GAZETA DO POVO - PR - 23/05
Não é razoável pensar que por terem suas ações limitadas a regiões carentes do país, não haja necessidade de que os médicos estrangeiros comprovem sua capacidade técnica de exercer a Medicina
Não é de hoje que o Brasil sofre com o caos no sistema público de saúde. Filas em postos, estrutura precária e a falta de médicos fazem parte do cotidiano da maior parte da população há décadas. Mas em vez de buscar políticas públicas capazes de contornar a situação, o governo insiste em ações imediatistas e questionáveis.
A panaceia da vez é a contratação de médicos estrangeiros. Inicialmente, foi anunciado pelo ministro das Relações Exteriores, Antonio Patriota, um possível acordo de cooperação entre o Brasil e Cuba para a contratação de médicos cubanos, 6 mil ao todo, para atuar em regiões carentes. Após a enxurrada de protestos de entidades de classe – o Conselho Federal de Medicina (CFM) chegou a chamar a medida de uma agressão à nação –, o governo voltou atrás, e agora defende a entrada de médicos formados em outros países, principalmente em Portugal e Espanha.
A proposta em estudo pelo governo federal prevê que os médicos recrutados no exterior passem por um teste de proficiência em português, mas dispensa a realização de prova técnica de conhecimentos. Segundo o próprio ministro da Saúde, Alexandre Padilha, isso não significaria a validação automática do diploma, uma vez que os profissionais receberiam apenas um registro provisório, permitindo o exercício profissional somente nas periferias ou locais afastados de interesse do governo federal e por um período determinado. Também só seriam admitidos médicos formados em faculdades reconhecidas em seus países de origem. As regras para a concessão do registro e atuação dos médicos seriam fixadas por meio de uma medida provisória.
Embora os detalhes do projeto do governo federal ainda não sejam conhecidos, sabe-se que a mera contratação de médicos não resolve a situação da saúde brasileira. Contratar médicos – sejam brasileiros ou estrangeiros – e não oferecer as condições mínimas de infraestrutura para que os profissionais possam exercer dignamente sua profissão é uma medida praticamente nula, cujo único resultado prático será o de disponibilizar alguém para ouvir os pacientes – sem que possa fazer algo para realmente curá-los.
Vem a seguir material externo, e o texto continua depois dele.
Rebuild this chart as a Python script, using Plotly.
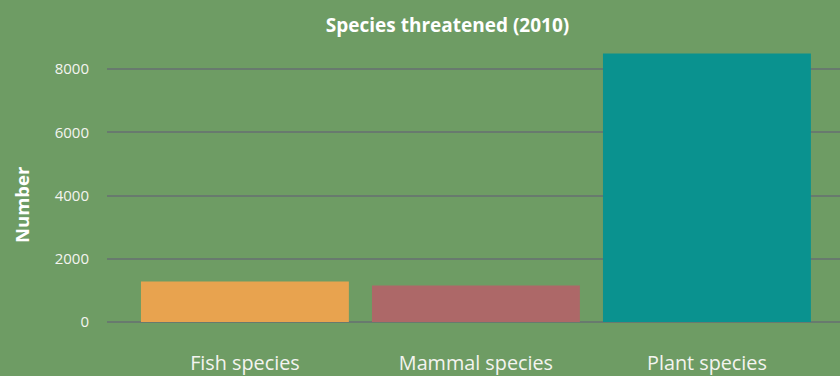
import plotly.graph_objects as go

categories = ["Fish species", "Mammal species", "Plant species"]
values = [1281, 1154, 8490]
colors = ["#e8a34f", "#ad6868", "#0a928f"]
tick_vals = [0, 2000, 4000, 6000, 8000]
tick_text = ["0", "2000", "4000", "6000", "8000"]

BG = "#6e9c64"
FONT = "Open Sans"

fig = go.Figure(go.Bar(
    x=categories, y=values, marker=dict(color=colors, line=dict(width=0)),
    width=0.9, showlegend=False, hoverinfo="x+y",
))

W, H = 840, 376
ml, mr, mt, mb = 107, 0, 40, 54
fig.update_layout(
    width=W, height=H,
    margin=dict(l=ml, r=mr, t=mt, b=mb, pad=0),
    paper_bgcolor=BG, plot_bgcolor=BG,
    font=dict(family=FONT, color="#f4f4f0"),
    title=dict(text="<b>Species threatened (2010)</b>", x=447.5 / W, xanchor="center",
               y=1 - 25 / H, yanchor="middle", font=dict(size=19, color="#ffffff", family=FONT)),
    xaxis=dict(range=[-0.597, 2.576], showgrid=False, zeroline=False, showline=False,
               tickfont=dict(size=19.8, color="#f4f4f0"), ticks="", ticklabelstandoff=27),
    yaxis=dict(range=[0, 8917], tickvals=tick_vals, ticktext=tick_text,
               showgrid=True, gridcolor="#687a6e", gridwidth=2,
               zeroline=True, zerolinecolor="#687a6e", zerolinewidth=2,
               showline=False, ticks="", tickfont=dict(size=15, color="#f4f4f0"),
               ticklabelstandoff=17),
    annotations=[dict(text="<b>Number</b>", textangle=-90, xref="paper", yref="paper",
                      x=-(ml - 21) / (W - ml - mr), y=(H - mb - 205) / (H - mt - mb),
                      xanchor="center", yanchor="middle", showarrow=False,
                      font=dict(size=18.5, color="#ffffff", family=FONT))],
)

fig.write_html("out.html")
Grave também é a distribuição de registros provisórios aos médicos estrangeiros sem que estes tenham de passar pelo Exame Nacional de Revalidação de Diplomas Médicos, o Revalida, exigido de todos os médicos formados no exterior – incluindo brasileiros – que queiram exercer a Medicina no país. Na edição 2012 do Revalida, dos 884 candidatos inscritos no teste, apenas 77 foram aprovados, evidenciando a precariedade de ensino de muitas faculdades estrangeiras. Não é razoável pensar que por terem suas ações limitadas a regiões carentes do país, não haja necessidade de que os médicos estrangeiros comprovem sua capacidade técnica de exercer a Medicina. Mesmo que o Revalida não esteja inume a críticas – alguns defendem que o exame seria rigoroso demais – a avaliação é uma maneira de equalizar a qualidade dos médicos que trabalham no país, independente de suas origens.
Curioso notar que até os brasileiros que estudam no exterior precisam passar pelo teste caso queiram exercer a profissão no Brasil. Matéria de ontem da Gazeta do Povo mostrou a preocupação dos 594 brasileiros que estudam na Escola Latinoamericana de Medicina (Elam), em Cuba, e que depois de formados terão de passar pelo Revalida se quiserem trabalhar no Brasil. É irônico pensar que – pelo menos se depender do governo federal – casos eles fossem cubanos e não brasileiros, poderiam ser simplesmente dispensados do teste e trabalhar tranquilamente em nosso país.